The intervention was found to be in line with EU policy, pursuing "well defined EU policy objectives" with appropriate market analysis and consultation having been undertaken:
"...the UK authorities undertook a detailed analysis of the existing broadband infrastructure. The consultation with existing operators in an open, transparent way ensures that any potential investments plans of commercial operators are sufficiently taken into account, and public funds are used only in areas where similar commercial investments do not exist and they are not planned in the near future. The Commission concludes that the detailed market research and "mapping" together with the public consultation conducted by the UK authorities will limit any potential distortion of competition vis-à-vis existing operators and reduce the amount of State aid required for the measure."
 Affordable, high-speed symmetrical connectivity was the key criterion for the intervention:
"...existing and planned network infrastructures are not adequate to satisfy the needs of the local business consumers even if an FTTC network will be partially deployed in the target area in the near future of three years...a high proportion of radio stations, e-learning and training companies, data centres, academic institutions and other digital intense users located in the Digital Districts require high-capacity and reliable bandwidth of above 100 Mbps with very high upload speeds. If no public intervention takes place, such services will only remain available through LAN lines, for which the prices are considered to be prohibitive for SMEs…"

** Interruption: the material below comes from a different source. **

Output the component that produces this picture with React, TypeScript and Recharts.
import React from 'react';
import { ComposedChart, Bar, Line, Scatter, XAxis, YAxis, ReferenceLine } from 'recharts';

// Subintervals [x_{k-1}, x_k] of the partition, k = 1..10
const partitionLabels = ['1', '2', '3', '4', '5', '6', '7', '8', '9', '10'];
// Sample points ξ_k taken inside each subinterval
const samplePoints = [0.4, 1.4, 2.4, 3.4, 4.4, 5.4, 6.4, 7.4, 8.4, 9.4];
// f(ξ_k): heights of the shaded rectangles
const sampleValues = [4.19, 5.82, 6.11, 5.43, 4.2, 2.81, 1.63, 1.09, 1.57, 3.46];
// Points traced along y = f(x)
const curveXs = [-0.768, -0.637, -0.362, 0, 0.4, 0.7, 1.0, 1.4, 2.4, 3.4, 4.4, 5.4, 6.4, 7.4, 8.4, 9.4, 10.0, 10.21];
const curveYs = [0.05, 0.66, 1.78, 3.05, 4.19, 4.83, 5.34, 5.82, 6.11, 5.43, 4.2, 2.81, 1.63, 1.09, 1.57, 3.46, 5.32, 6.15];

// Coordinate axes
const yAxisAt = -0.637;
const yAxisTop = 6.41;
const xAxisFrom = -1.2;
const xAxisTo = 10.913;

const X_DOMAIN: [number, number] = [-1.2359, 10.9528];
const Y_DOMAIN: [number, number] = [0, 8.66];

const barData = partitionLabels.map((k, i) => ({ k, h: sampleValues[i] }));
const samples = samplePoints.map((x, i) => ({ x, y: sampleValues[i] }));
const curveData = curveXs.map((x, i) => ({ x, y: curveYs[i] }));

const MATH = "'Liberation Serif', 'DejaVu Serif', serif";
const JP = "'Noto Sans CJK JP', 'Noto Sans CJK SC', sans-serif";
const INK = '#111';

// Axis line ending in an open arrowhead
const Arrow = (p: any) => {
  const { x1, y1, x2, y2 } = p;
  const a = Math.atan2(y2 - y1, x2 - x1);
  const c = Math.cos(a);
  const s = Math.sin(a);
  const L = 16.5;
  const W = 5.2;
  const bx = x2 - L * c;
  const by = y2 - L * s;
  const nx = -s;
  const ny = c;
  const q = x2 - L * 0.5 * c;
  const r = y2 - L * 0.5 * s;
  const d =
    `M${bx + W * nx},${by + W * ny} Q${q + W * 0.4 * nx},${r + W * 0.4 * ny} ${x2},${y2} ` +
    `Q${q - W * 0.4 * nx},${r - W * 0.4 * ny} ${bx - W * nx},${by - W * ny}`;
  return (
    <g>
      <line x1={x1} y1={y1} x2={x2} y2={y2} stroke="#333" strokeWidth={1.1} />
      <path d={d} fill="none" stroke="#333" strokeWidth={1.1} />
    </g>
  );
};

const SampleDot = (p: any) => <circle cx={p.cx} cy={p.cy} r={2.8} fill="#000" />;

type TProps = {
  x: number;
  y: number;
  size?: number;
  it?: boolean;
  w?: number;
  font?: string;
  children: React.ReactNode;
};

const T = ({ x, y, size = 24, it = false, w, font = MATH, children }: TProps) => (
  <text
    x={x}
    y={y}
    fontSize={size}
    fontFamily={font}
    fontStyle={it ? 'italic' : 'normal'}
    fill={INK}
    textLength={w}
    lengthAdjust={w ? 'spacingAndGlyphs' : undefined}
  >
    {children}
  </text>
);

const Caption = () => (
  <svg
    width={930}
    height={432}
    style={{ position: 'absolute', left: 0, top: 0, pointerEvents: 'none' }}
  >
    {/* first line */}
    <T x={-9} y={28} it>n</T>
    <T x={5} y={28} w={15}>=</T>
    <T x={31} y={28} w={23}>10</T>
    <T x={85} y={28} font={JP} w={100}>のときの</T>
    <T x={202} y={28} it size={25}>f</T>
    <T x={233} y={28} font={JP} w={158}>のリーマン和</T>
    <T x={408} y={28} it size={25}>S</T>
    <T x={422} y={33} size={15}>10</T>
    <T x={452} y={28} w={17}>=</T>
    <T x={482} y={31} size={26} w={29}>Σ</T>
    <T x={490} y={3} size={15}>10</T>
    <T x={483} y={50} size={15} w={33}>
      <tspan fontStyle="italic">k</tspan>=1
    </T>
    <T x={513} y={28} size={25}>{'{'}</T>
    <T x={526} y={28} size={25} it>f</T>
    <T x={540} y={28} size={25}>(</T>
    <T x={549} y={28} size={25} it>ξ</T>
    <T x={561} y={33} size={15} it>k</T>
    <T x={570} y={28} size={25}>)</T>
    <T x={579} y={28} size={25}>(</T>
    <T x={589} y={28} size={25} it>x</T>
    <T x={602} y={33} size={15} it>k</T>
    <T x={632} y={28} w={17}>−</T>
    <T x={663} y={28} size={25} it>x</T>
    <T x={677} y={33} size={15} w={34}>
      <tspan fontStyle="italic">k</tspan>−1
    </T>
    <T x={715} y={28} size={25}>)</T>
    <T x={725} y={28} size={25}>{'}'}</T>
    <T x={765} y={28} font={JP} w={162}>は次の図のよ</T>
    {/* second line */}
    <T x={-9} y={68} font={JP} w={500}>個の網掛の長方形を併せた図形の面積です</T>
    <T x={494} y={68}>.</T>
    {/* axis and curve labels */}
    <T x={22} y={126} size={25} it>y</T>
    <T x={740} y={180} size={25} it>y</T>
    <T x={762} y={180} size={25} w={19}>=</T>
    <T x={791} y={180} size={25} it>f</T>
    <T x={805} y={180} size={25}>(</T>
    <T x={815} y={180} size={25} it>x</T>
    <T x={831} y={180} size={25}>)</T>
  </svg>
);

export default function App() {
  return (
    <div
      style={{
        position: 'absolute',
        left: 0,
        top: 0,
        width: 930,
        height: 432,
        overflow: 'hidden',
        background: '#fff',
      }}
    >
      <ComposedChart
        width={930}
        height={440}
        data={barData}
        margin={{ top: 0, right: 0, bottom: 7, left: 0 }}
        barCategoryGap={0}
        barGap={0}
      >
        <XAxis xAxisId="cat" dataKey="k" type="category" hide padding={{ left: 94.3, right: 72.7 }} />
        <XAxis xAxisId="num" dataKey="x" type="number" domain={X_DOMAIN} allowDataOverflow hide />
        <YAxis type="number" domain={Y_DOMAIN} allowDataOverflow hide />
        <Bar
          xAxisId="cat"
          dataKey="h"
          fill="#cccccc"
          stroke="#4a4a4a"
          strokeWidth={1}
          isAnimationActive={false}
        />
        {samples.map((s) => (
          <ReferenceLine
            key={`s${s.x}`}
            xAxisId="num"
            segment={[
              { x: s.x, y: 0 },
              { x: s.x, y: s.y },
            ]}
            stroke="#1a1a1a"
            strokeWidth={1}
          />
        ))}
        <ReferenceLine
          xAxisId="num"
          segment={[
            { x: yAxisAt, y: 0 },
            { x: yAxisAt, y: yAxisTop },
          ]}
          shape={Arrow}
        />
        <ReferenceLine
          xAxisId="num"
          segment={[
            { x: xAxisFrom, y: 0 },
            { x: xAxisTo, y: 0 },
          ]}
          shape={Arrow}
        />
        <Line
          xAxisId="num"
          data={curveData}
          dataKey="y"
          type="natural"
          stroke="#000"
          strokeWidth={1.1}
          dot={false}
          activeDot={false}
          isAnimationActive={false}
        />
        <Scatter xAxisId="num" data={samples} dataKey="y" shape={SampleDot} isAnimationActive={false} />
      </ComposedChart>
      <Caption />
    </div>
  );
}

It would be interesting to know in more detail the basis of both BT's and Virgin Media's challenges, given the analysis and arguments presented in the European Commission's decision. It remains to be seen whether other super-connected city proposals (more here) will face similar challenges. According to the DCMS website, the second wave of super-connected cities will be announced as part of the Chancellor's Autumn Statement on Wednesday 5th December 2012.